I walked through the detector effortlessly, then waited on the other side as items went through the machine. Finally, my backpack emerged, then my laptop, then my shoes…but no suitcase. I looked up and saw the young TSA agent at the computer signal to another agent, and they stopped the belt. I looked around the machine and didn't see my suitcase. It was stuck inside the x-ray machine.

A few agents circled the machine and tried to dislodge it with a stick. People around me started getting irate.

"Someone," the young agent said, glaring at me, "put their suitcase in wrong."

I bit my tongue to keep from correcting her from her improper use of the plural pronoun, and said loudly for other passengers to hear, "I'm sorry, an agent told me to go and she said she would put my luggage through!"

Apologies don't matter when it's 5:45 a.m. and people are mad. I'd never wanted to disappear more, and the yellow sweater I was wearing wasn't helping. The woman who's stuff was behind mine was insisting the agents let her items go through another line. She had done nothing wrong, she kept saying, and had a flight to catch at 6:30--the same flight as mine.

By 6:05, my suitcase was still stuck, and they finally let the lady go to a different line.

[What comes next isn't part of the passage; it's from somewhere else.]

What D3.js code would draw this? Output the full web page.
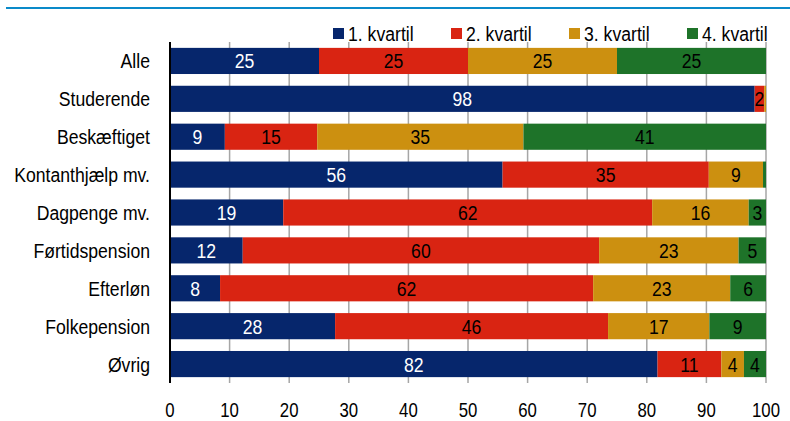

"I'm sorry, ma'am," I pleaded. "They said they'd put my suitcase--"

"Yeah, yeah," she snapped and shoved past me to go back to retrieve her things on the belt.

I glared at the agents as they continued to poke for my suitcase with a stick. Were these machines not equipped to handle this? Was there no escape hatch?

Finally, a minute later, the conveyor belt began to move again and my luggage emerged. The same agent who had promised to see my suitcase through grabbed it and brought it back to the front of the machine to send it through again. I closed my eyes and prayed it wouldn't get stuck a second time.

It didn't. And it was fine. And I grabbed it and fled the security line before the angry lady who was behind me could catch up to me.

I got to the gate right before they were about to announce passengers on the overhead who were missing. As I stood on the connecting walkway to enter the plane, I heard an exasperated sigh behind me. I slowly turned around. It was the angry lady.
I scurried down the cabin and hoped she wasn't sitting near me. She wasn't, but I could imagine the angry lady complaining to passengers around her about me, and knew she'd be telling the story to her family and friends for days to come. In my rush, I sat in the wrong seat, broke a nail, and nearly decapitated an old man with my suitcase as I struggled to lift it into the overhead bin.

PS- You all heard me apologize profusely, right? :(
PPS- Angry lady, you made your flight. Stop hating me, please.
PPPS- TSA, I hate you.


  1. We always say bumps on the grand or not so grand travel road make great stories to tell. Did you feel better after posting this letter?

    Ralph or otherwise known as Mr. E.

  2. At least they didn't pat down your bosoms like the security people in Austria did to me.